● **OBJECTIVE**: The listing below is the input. Say how many of its lines contain "with", giving the number alone.

● **ENTRIES SHOWN**:

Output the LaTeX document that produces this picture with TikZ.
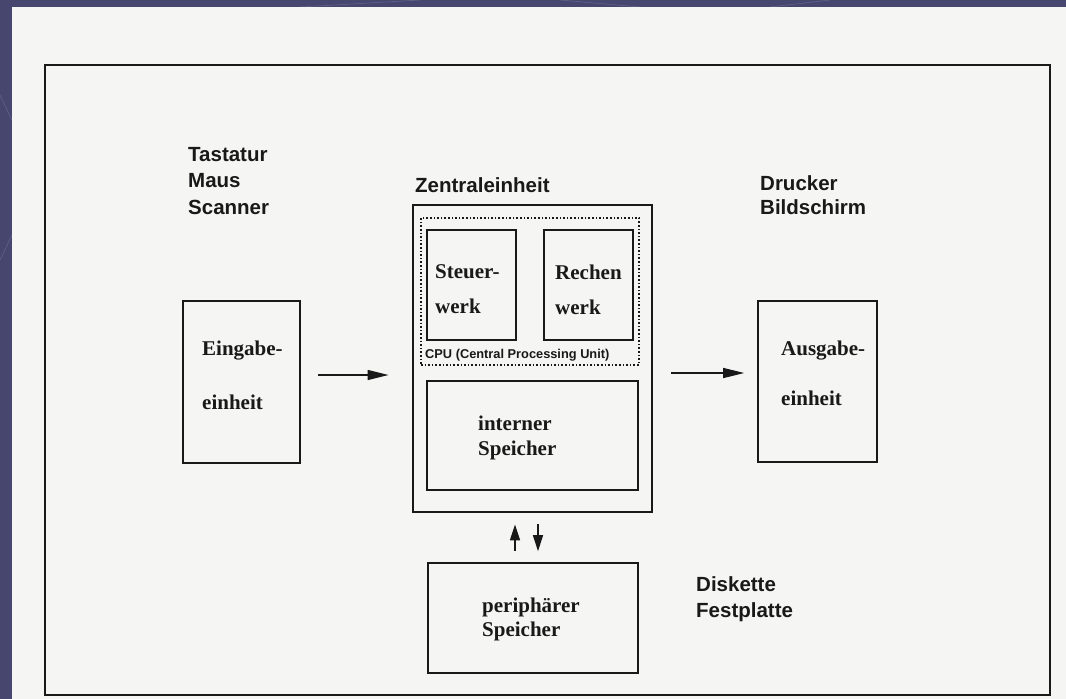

---

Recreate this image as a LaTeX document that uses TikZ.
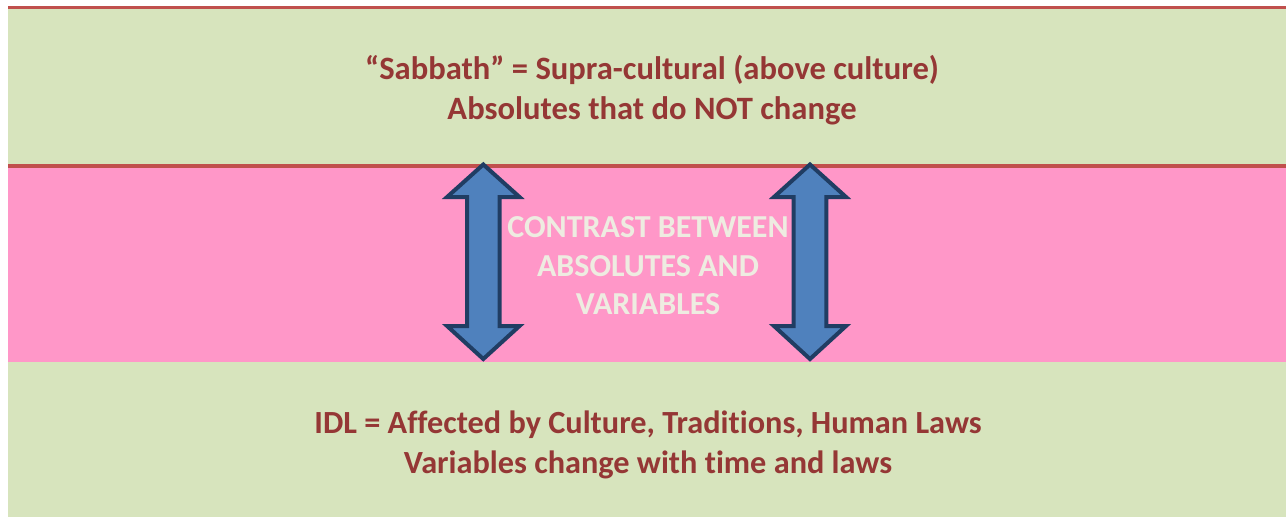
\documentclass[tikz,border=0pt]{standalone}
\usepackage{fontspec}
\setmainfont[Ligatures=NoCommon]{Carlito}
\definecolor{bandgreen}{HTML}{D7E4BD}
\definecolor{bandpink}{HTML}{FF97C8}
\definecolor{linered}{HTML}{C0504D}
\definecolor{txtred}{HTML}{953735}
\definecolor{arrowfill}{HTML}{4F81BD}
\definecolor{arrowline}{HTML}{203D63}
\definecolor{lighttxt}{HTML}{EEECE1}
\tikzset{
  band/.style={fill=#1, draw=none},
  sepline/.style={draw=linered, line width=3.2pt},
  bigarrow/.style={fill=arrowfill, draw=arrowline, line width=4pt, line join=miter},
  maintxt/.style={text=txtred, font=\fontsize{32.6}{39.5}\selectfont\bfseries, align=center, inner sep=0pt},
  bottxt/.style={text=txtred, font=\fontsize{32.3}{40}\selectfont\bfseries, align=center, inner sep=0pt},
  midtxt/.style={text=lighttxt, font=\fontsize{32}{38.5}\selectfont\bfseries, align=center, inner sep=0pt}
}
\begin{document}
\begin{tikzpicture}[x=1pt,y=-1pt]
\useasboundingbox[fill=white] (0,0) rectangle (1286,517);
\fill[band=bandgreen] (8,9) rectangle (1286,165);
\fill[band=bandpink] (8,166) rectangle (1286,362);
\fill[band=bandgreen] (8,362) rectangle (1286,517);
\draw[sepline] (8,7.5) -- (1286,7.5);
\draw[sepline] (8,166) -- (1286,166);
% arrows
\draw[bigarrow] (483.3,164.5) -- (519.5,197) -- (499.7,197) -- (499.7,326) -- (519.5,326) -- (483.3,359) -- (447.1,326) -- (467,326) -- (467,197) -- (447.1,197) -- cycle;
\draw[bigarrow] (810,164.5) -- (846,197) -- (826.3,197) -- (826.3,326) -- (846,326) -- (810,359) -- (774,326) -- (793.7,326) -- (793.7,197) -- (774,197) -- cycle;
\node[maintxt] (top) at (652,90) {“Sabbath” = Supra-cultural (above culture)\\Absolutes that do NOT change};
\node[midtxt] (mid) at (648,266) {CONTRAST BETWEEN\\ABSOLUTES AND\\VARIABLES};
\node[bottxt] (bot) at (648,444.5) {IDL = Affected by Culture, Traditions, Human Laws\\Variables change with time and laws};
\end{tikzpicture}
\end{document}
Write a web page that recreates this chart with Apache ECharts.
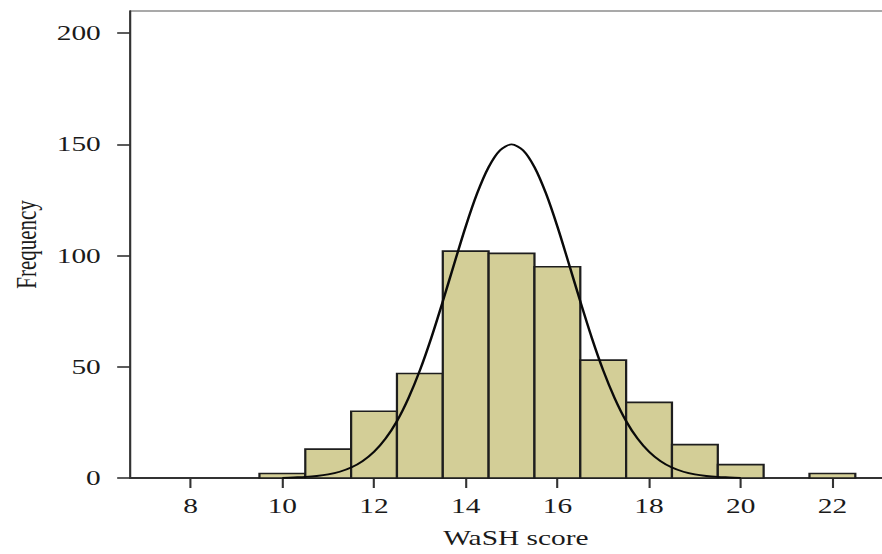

● **WORKED ANSWER**: 3